Seperti diketahui, kapasitas terpasang panel surya di Indonesia hingga akhir 2022 baru berada di level 0,3 gigawatt (GW). Kapasitas setrum panel surya itu terpaut jauh dari torehan Thailand dan Vietnam, masing-masing mencatatkan kapasitas 3,1 GW dan 18,5 GW.
Baca Juga
Sementara itu, Indonesia juga masih tertinggal dari Malaysia, Filipina dan Kamboja yang masing-masing mencatatkan kapasitas terpasang 1,9 GW, 1,6 GW dan 0,5 GW per 2022 lalu.
“Vietnam tidak memiliki kelebihan kapasitas dan masih terus berusaha mengimbangi permintaan listrik mereka sehingga situasinya berbeda,” kata Putra.
Lewat RUPTL yang berakhir 2030, PLN menargetkan realisasi terpasang panel surya dapat menyentuh di angka 5 GW nantinya.
Konsultan manajemen multinasional McKinsey and Company memproyeksikan PLN mesti memasukkan sekitar 0,7 GW listrik dari panel surya ke dalam sistem setiap tahunnya untuk mencapai target penyediaan listrik tersebut.
Sementara itu, sebagian pelaku usaha menilai pemerintah perlu mempercepat finalisasi revisi Peraturan Menteri ESDM Nomor 26/2021 tentang PLTS Atap di tengah stagnannya investasi serta kapasitas terpasang setrum dari panel surya selama 1 dekade terakhir.
Chief Commercial Officer SUN Energy Dion Jefferson mengatakan saat ini pelaku industri panel surya belum memiliki kepastian aturan main yang jelas ihwal investasi serta pengembangan panel surya di dalam negeri lantaran revisi beleid yang berlarut-larut.
“Segera memfinalisasi revisi Permen 26/2021 dan diimplementasikan saja. Supaya pelaku industri dan pelanggan mendapat kepastian aturan main PLTS di Indonesia,” kata Dion saat dihubungi, Minggu (12/11/2023).
Selain itu, Dion menambahkan, PLN perlu mempercepat proses lelang proyek-proyek transisi energi seperti Hijaunesia 2023 dan dedieselisasi yang belum juga selesai hingga akhir tahun ini.
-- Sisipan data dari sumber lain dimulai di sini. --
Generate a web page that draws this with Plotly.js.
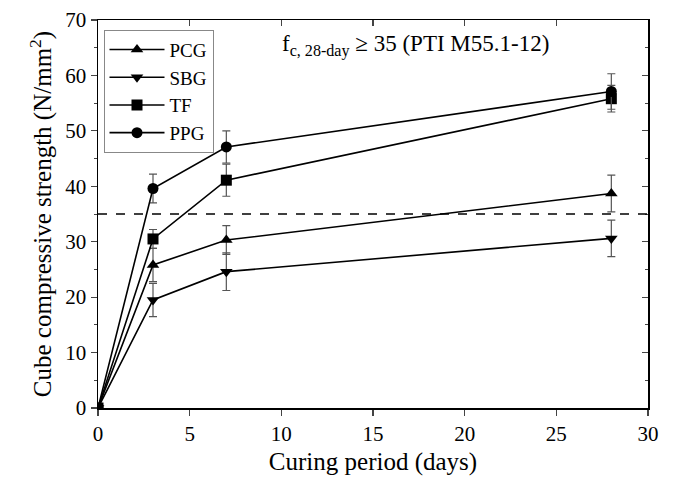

Menurut dia, molornya lelang dari dua program inisiatif PLN itu turut menjadi faktor stagnannya upaya peningkatan kapasitas pembangkit listrik tenaga surya (PLTS) di dalam sistem kelistrikan nasional saat ini.
“Kelihatannya memang sinkronisasi atau harmonisasi ESDM dan PLN sepanjang 2022-2023 ini menjadi salah satu penyebabnya,” kata dia.
Sebelumnya, Direktur Utama PLN Darmawan Prasodjo mengatakan, perseroan tengah melelang program dedieselisasi tahap 1 yang menyasar 94 lokasi, terbagi ke dalam dua klaster wilayah barat dan timur Indonesia.
Rencananya, kata Darmawan, pembangkit listrik tenaga diesel (PLTD) yang masuk ke dalam program ini akan digantikan oleh panel surya dengan potensi 200 megawatt (MW). Di sisi lain, terdapat potensi investasi tambahan pada battery energy storage systems (BESS) sebesar 350 MWh pada tahap awal tersebut.
Selanjutnya, potensi pengembangan tambahan untuk tahap dua dan tiga mencapai 800 MWp panel surya. Adapun, hak pengelolaan diberikan selama 20 tahun sejak commercial operation date atau COD.
“Dan untuk itu klaster 1 itu ada 48 lokasi, klaster 2 ada 46 lokasi dengan total megawattnya 200, ada BESS sebesar 350 MWh,” kata Darmawan saat rapat dengar pendapat Panja Transisi Energi Komisi VI di DPR, Jakarta, Senin (2/10/2023).